New York City averted bankruptcy in 1975, but Deane’s fascination with municipal bonds was established. Forty years later, that era still resonates with Deane, who oversees $14 billion of municipal-bond assets at Pimco in separate accounts and 19 mutual funds.

Since the mid-1970s, numerous fiscal disasters have played out, most recently in Detroit and Puerto Rico. Deane, however, steered Pimco away from those troubled securities. “In 2012, when I was considering coming to Pimco, I saw they had a tiny exposure to Puerto Rico in their portfolios that shortly thereafter went to zero,” says David Hammer, 37, Dean’s right-hand man, whose duties include co-managing the $555 million Pimco Municipal Bond fund (ticker: PMLAX). “I looked at Joe’s position versus many in the industry, and thought it was a really smart position.”

Hammer, who began his career at Morgan Stanley, worked at Pimco in 2012 and 2013. He returned to Morgan Stanley briefly and then came back to Pimco in May, recruited by Deane and the allure of co-managing many of the firm’s municipal funds.

Neither Hammer nor Deane has an office, instead sitting next to each other on a trading desk in a midtown Manhattan skyscraper, an arrangement that allows them to communicate directly throughout the day. “I’m a little more big picture, and Dave is a little bit more about getting every trade done,” says Deane.

Deane, 68, adds that he will keep managing money for “as long as it is fascinating for me.” Outside the office, he is especially keen on downhill skiing and golf. “You never conquer golf,” he says. “You may conquer it for a day, a week, or a year, but it’s always changing.

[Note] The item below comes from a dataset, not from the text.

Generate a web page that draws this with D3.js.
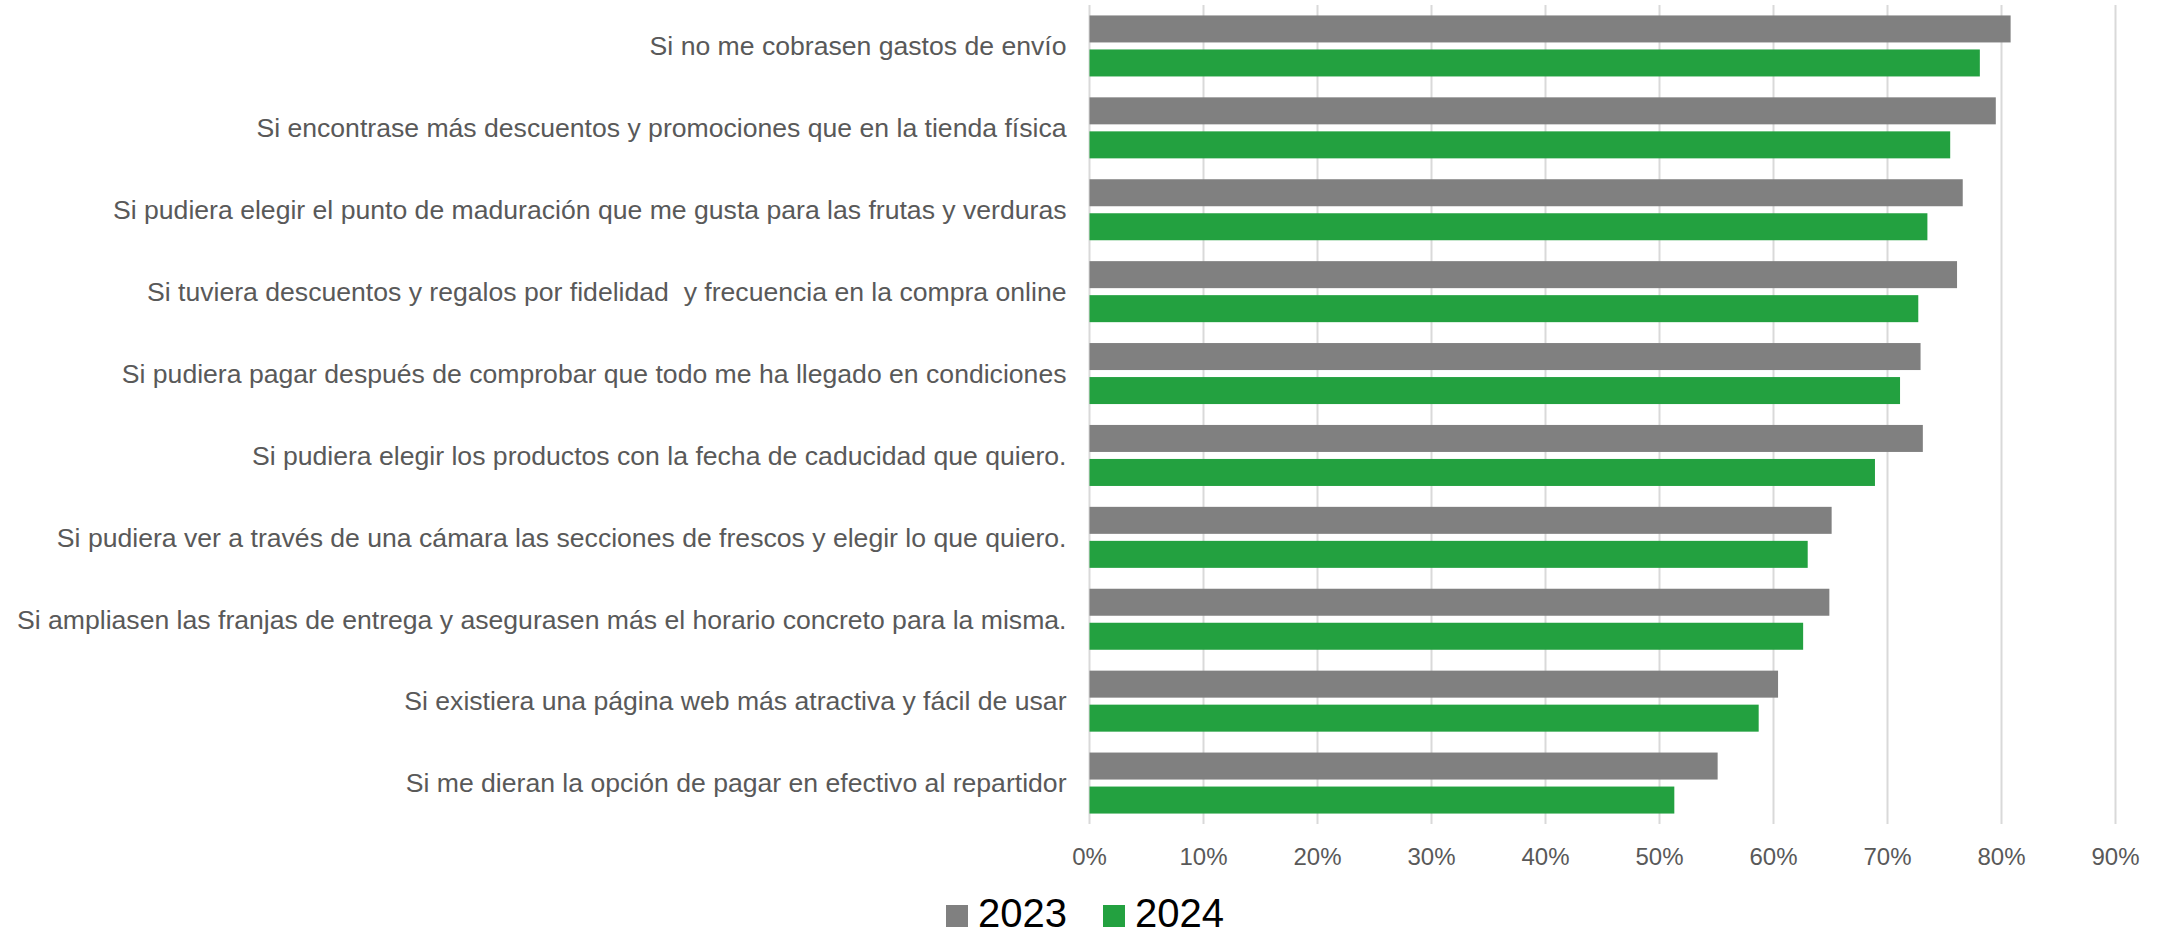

The same thing is true of the markets.”

Deane worked at the same firm from 1972 until 2011, although it went through multiple iterations. He began at E.F. Hutton, which became part of Smith Barney. That company was acquired by Citigroup, which swapped its asset-management business for Legg Mason’s brokerage business in 2005. Legg Mason owns Western Asset Management, a bond shop that is one of Pimco’s biggest competitors. Deane ran what is now the Western Asset Managed Municipals fund (SHMMX) from 1988 to 2011, during which the portfolio had an annual return of 6.5%, tops in its category, according to Morningstar.

Western is based just north of Los Angeles and Pimco, just south, but Deane, who grew up in Staten Island, has been steadfast about not relocating to Southern California.

Deane joined Pimco in July 2011, well into his 60s, in large part because he wanted to work with Bill Gross, Pimco’s co-founder, whose investing prowess Deane admires. Gross abruptly left Pimco three years later and last week sued his former firm, claiming that “a cabal of Pimco managing directors plotted to drive” him out of the company. Deane says he’s not concerned about the recent turmoil. “I viewed Pimco as the No. 1 bond firm in the world with Bill, and it’s still the No. 1 bond firm today,” he asserts.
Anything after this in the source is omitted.